2008年のサラウンド放送番組の予定についても決定しており、北京オリンピックは全種目5.1chサラウンド制作が決定しているほか、スポーツの生放送は出来る限りサラウンド放送とする予定。そのほか、スーパー大河ドラマが5本、映画5本、音楽番組などを含め、トータルの放送本数や時間数については、同等程度となる見込み。 深田氏は、今後のサラウンド番組の本数について「どんどん増えていくかと問われると、それは難しい」と回答し、「番組の制作予算や時間などに制限があるため、今以上に増やすのは難しい」と現状を語った。 現在のNHKの5.1chサラウンド制作の採択基準としては、「サラウンド化することがより効果的な音響になるような映像内容か」、「DVD化などの2次展開が保証されているか」、「生放送でかつダビングルーム使用によるリソース圧迫がないか」などを挙げた。 「番組のサラウンド制作は、技術面、コスト面などでのデメリットも多いが、サラウンド制作を行ないたいディレクターは現場にも多い。サラウンド音声では、現場感や感動などをよりリアルに伝えられるのが魅力。今後も積極的にチャレンジしていきたい」と語った。 ■ 地上デジタル放送とともに普及を期待
JEITAの町田勝彦会長の代理として登壇したシャープ取締役 千葉徹氏は、サラウンドの普及状況について「サラウンドの普及は、当初はスピーカーの置き場の問題などから、期待したほどの普及が進まなかった。
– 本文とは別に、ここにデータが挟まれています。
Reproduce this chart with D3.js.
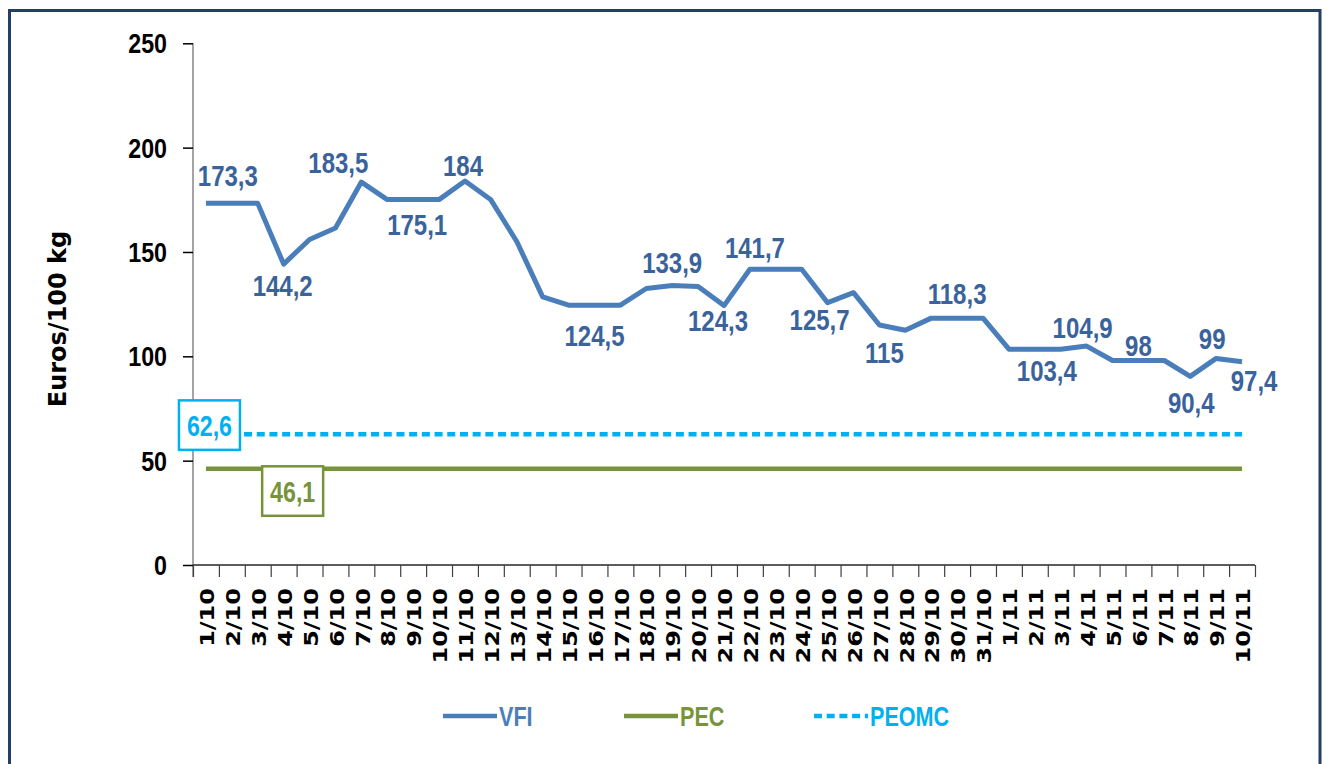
<!DOCTYPE html>
<html>
<head>
<meta charset="utf-8">
<script src="https://cdn.jsdelivr.net/npm/d3@7"></script>
<style>
  body { margin: 0; background: #fff; }
  svg { display: block; }
</style>
</head>
<body>
<div id="chart"></div>
<script>
// ---- data ----
const days = [
  '1/10', '2/10', '3/10', '4/10', '5/10', '6/10', '7/10', '8/10', '9/10', '10/10',
  '11/10', '12/10', '13/10', '14/10', '15/10', '16/10', '17/10', '18/10', '19/10', '20/10',
  '21/10', '22/10', '23/10', '24/10', '25/10', '26/10', '27/10', '28/10', '29/10', '30/10',
  '31/10', '1/11', '2/11', '3/11', '4/11', '5/11', '6/11', '7/11', '8/11', '9/11', '10/11'
];
const vfi = [
  173.3, 173.3, 173.3, 144.2, 156, 161.5, 183.5, 175.1, 175.1, 175.1,
  184, 175, 155, 128.5, 124.5, 124.5, 124.5, 132.5, 133.9, 133.5,
  124.3, 141.7, 141.7, 141.7, 125.7, 130.5, 115, 112.5, 118.3, 118.3,
  118.3, 103.4, 103.4, 103.4, 104.9, 98, 98, 98, 90.4, 99, 97.4
];
const pecValue = 46.1;
const peomcValue = 62.6;
const pec = days.map(() => pecValue);
const peomc = days.map(() => peomcValue);
const yTicks = [0, 50, 100, 150, 200, 250];
const vfiLabelIdx = [1, 3, 6, 8, 10, 15, 18, 20, 21, 24, 26, 29, 32, 34, 36, 38, 39, 40];
const seriesNames = ['VFI', 'PEC', 'PEOMC'];
const yTitle = 'Euros/100 kg';

// ---- layout ----
const width = 1327, height = 764;
const plotLeft = 193, plotRight = 1255, plotTop = 43.3, plotBottom = 565;
const blue = '#4a7ebb', blueText = '#3a639c', green = '#77933c', cyan = '#00b0f0';

const svg = d3.select('#chart').append('svg')
  .attr('width', width)
  .attr('height', height);

// frame
svg.append('rect')
  .attr('x', 9.5).attr('y', 10.5)
  .attr('width', 1310.5).attr('height', 800)
  .attr('fill', 'none')
  .attr('stroke', '#243f66')
  .attr('stroke-width', 3);

const x = d3.scaleBand().domain(days).range([plotLeft, plotRight]);
const xEdge = d3.scaleLinear().domain([0, days.length]).range([plotLeft, plotRight]);
const y = d3.scaleLinear().domain([0, 250]).range([plotBottom, plotTop]);
const cx = d => x(d) + x.bandwidth() / 2;

// helper: text drawn in a scaled group (the picture's type is stretched)
function label(parent, px, py, txt, opts) {
  const g = parent.append('g')
    .attr('transform', `translate(${px},${py}) rotate(${opts.rotate || 0}) scale(${opts.sx || 1},${opts.sy || 1})`);
  return g.append('text')
    .attr('y', (opts.fs || 20) * 0.36)
    .attr('text-anchor', opts.anchor || 'middle')
    .attr('font-family', opts.family || '"Liberation Sans", Arial, sans-serif')
    .attr('font-weight', opts.weight || 'bold')
    .attr('font-size', opts.fs || 20)
    .attr('fill', opts.fill || '#000')
    .text(txt);
}
const fmt = v => String(v).replace('.', ',');

// y axis
const yAxis = svg.append('g')
  .attr('transform', `translate(${plotLeft},0)`)
  .call(d3.axisLeft(y).tickValues(yTicks).tickSize(10).tickFormat(''));
yAxis.select('.domain').attr('stroke', '#868686').attr('stroke-width', 1.5)
  .attr('d', `M0,${plotTop}V${plotBottom + 12}`);
yAxis.selectAll('.tick line').attr('stroke', '#000').attr('stroke-width', 1.5);

yTicks.forEach(t => label(svg, 167, y(t), t, { anchor: 'end', fs: 28, sx: 0.83 }));

label(svg, 57, 319, yTitle, {
  rotate: -90, fs: 24, family: '"DejaVu Sans", Verdana, sans-serif'
});

// x axis (ticks between categories)
const xAxis = svg.append('g')
  .attr('transform', `translate(0,${plotBottom})`)
  .call(d3.axisBottom(xEdge).tickValues(d3.range(days.length + 1)).tickSize(12).tickFormat(''));
xAxis.select('.domain').attr('stroke', '#262626').attr('stroke-width', 1.5)
  .attr('d', `M${plotLeft},0H${plotRight}`);
xAxis.selectAll('.tick line').attr('stroke', '#404040').attr('stroke-width', 1.2);

days.forEach(d => label(svg, cx(d) + 1, 588, d, {
  rotate: -90, anchor: 'end', fs: 20, sx: 1.2,
  family: '"DejaVu Sans", Verdana, sans-serif'
}));

// lines
const line = d3.line().x((v, i) => cx(days[i])).y(v => y(v));

svg.append('path').datum(pec)
  .attr('d', line).attr('fill', 'none')
  .attr('stroke', green).attr('stroke-width', 4.5);

svg.append('path').datum(peomc)
  .attr('d', line).attr('fill', 'none')
  .attr('stroke', cyan).attr('stroke-width', 4.5)
  .attr('stroke-dasharray', '8,4.7');

svg.append('path').datum(vfi)
  .attr('d', line).attr('fill', 'none')
  .attr('stroke', blue).attr('stroke-width', 5)
  .attr('stroke-linejoin', 'round');

// VFI data labels
const vfiLabelShift = {
  1: [-4, -28], 3: [-1, 21], 6: [-23, -20], 8: [4, 25], 10: [-2, -16],
  15: [0, 30], 18: [0, -23], 20: [-6, 15], 21: [5, -22], 24: [-8, 17],
  26: [5, 27], 29: [0, -25], 32: [12, 21], 34: [-4, -19], 36: [0, -15],
  38: [1, 26], 39: [-4, -20], 40: [12, 18]
};
vfiLabelIdx.forEach(i => {
  const [dx, dy] = vfiLabelShift[i];
  label(svg, cx(days[i]) + dx, y(vfi[i]) + dy, fmt(vfi[i]), { fs: 30, sx: 0.8, fill: blueText });
});

// boxed labels for the reference lines
function boxLabel(px, py, txt, color) {
  svg.append('rect')
    .attr('x', px - 30.5).attr('y', py - 24.5)
    .attr('width', 61).attr('height', 49.5)
    .attr('fill', '#fff')
    .attr('stroke', color).attr('stroke-width', 2.5);
  label(svg, px, py + 1, txt, { fs: 29, sx: 0.8, fill: color });
}
boxLabel(cx(days[0]) + 3.5, y(peomc[0]) - 9.5, fmt(peomcValue), cyan);
boxLabel(cx(days[3]) + 9, y(pec[3]) + 22, fmt(pecValue), green);

// legend
const legendX = [443, 624, 814];
const legendColors = [blue, green, cyan];
const legendY = 716;
seriesNames.forEach((name, i) => {
  svg.append('line')
    .attr('x1', legendX[i]).attr('x2', legendX[i] + 54)
    .attr('y1', legendY).attr('y2', legendY)
    .attr('stroke', legendColors[i]).attr('stroke-width', 4.5)
    .attr('stroke-dasharray', i === 2 ? '8,4.7' : null);
  label(svg, legendX[i] + 56, legendY, name, {
    anchor: 'start', fs: 27, sx: 0.8, fill: legendColors[i]
  });
});
</script>
</body>
</html>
しかし、最近では地上デジタル放送の普及率も上がり、一般ユーザにとって身近なテレビ番組でもサラウンドが楽しめるようになっている。また、メーカー側も容易に設置が可能なフロントサラウンド製品を発売するなど、環境は整いつつある」とした。 ただし、「薄型テレビの普及により、デジタル放送が楽しめる人は増加したが、サラウンドも含めて体験したことがある人はまだ少ないと感じる。より多くの人に如何に体験してもらうか、という点も考えて、今回サラウンドの日を制定した」という。 また、「デジタル放送はハイビジョン映像と、臨場感のあるサラウンドが大きな特徴。これら両方を体験することで、デジタル放送の素晴らしさが実感できる。そのためには、今後もサラウンド機器の普及に努めるとともに、サラウンドの認知度向上などに努めていきたい」と語った。
JASの鹿井信雄会長は、サラウンドの日制定について「2011年に控える地上デジタル放送への完全移行も考慮し、多くの人にサラウンドの理解を深めてもらえるように、普及推進のシンボルデーとして、5.1chにちなむ5月1日をサラウンドの日として制定することとした」とした。 具体的には、「現在もオーディオ協会では“音の日”を制定し、音を聞いてもらう機会を設けているが、これと同じ形で、サラウンドの日の前後の期間には、サラウンド体験会などを開いて、聞いてもらえるような機会を設けていく」とした。 そのほか「オーディオの世界というのは、音から情報を得るだけでなく、いかに心の感性に響くかという世界。サラウンドの普及には感動のあるコンテンツの拡充と、手頃で設置が容易な機器の双方が必要。ようするに音の持つ不思議な力“サウンドミスト”を体感することに尽きるのではないか」と語った。